I drive through a silent Peckham and Greenwich and head towards the
Blackwall Tunnel. Oh, what a surprise — there’s a traffic jam up ahead of me.
We queue up to the lights for about 200 yards while I try to answer some texts
from yesterday that I’ve forgotten about. A man behind beeps me because I
haven’t edged up twelve feet when the traffic has moved. Crawl onto the A2 and
start heading towards the Tunnel. Not my favourite journey this, and I always
find myself fantasising about water coming in or a fire when I’m down there,
and look for secret doors I could escape out of. It’s so long too. Seems to
take ages to get through. Once on the other side, at least I am heading against
the flow of the rush-hour traffic. It only takes me ten minutes to get to the
hospital from here. I pull into a parking space, say hello to the security guy
and head in ten minutes early.

One of
the marvels of filming is the breakfasts. As I come into the communal area I
see, as usual, a veritable Roman-eat-till-you-explode feast of sausages,
scrambled egg, beans, toast, mushrooms — the full English — and manage to grab
a couple of sausages before I am hauled into make-up by Christine the make-up
woman.

My
make-up routine for Kim, the slobby, jaded nurse I play is mercifully short,
because we are trying to make the series as naturalistic as possible, so I just
have a tiny bit of foundation and some eyebrows, and then I’m ready for action.
Gathering more sausages en route, I make my way to the set, which is a perfect
replica of a ward in a downmarket, slightly under-funded NHS hospital.

 

8 a.m
. The first scene is a nice little one where I have to smoke in the
toilet and speak to my husband ‘Dave’ on the phone.

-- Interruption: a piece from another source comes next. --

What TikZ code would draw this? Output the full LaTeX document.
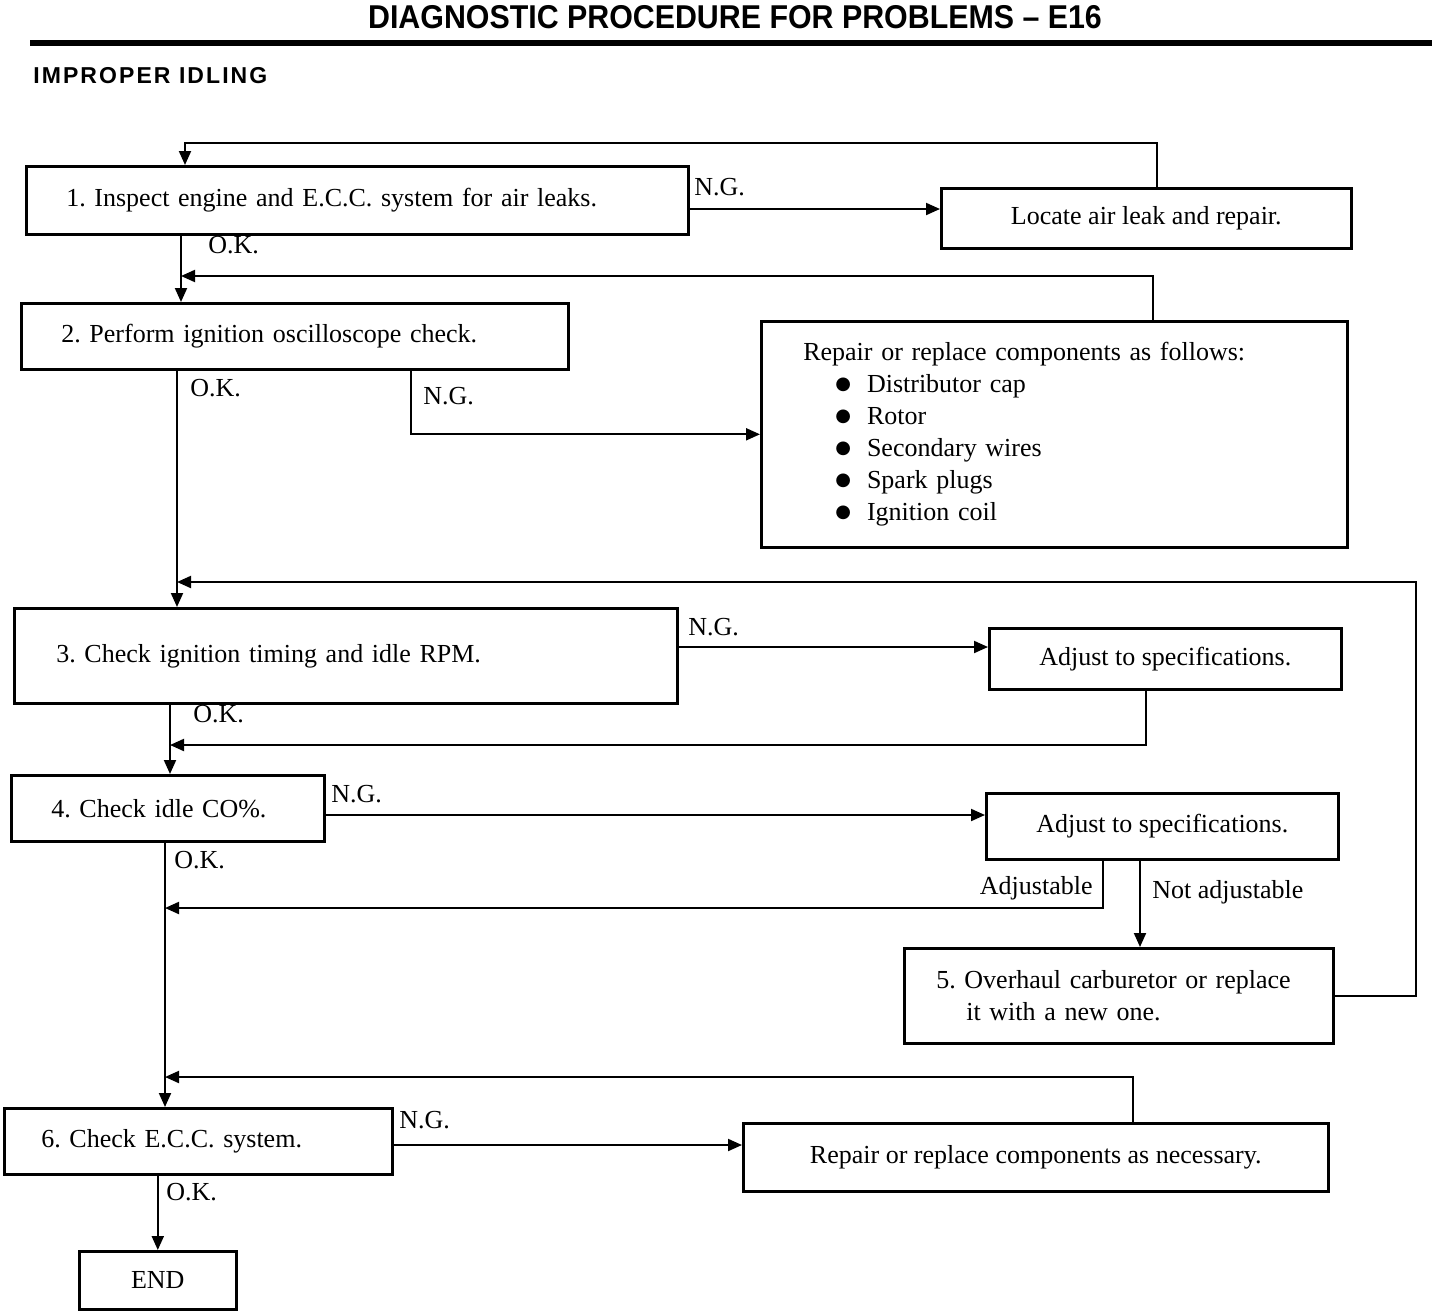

The toilet’s reasonably big
but not massive, and I am plonked rather uncomfortably on the edge of it so
they can get me into shot. Also, it’s absolutely bloody freezing, especially as
I have a thin cotton nurse’s dress and some alluring popsox on and have to
pretend I’m in an overheated hospital. Everyone else seems to be wearing
outdoor coats and jackets, the bastards.

Rather
gloriously we have to do several retakes, which means several fags, a nice
little break. Peter (Capaldi), the director and the cameramen Casper and Gary,
a right cheeky pair, are located just outside the lay with Doug the delightful
sound man, and we have a good laugh as I try and blow smoke out of the tiny
open window. It’s amazing how long these things take and I suppose half an hour
later we finish and everyone moves onto the next scene.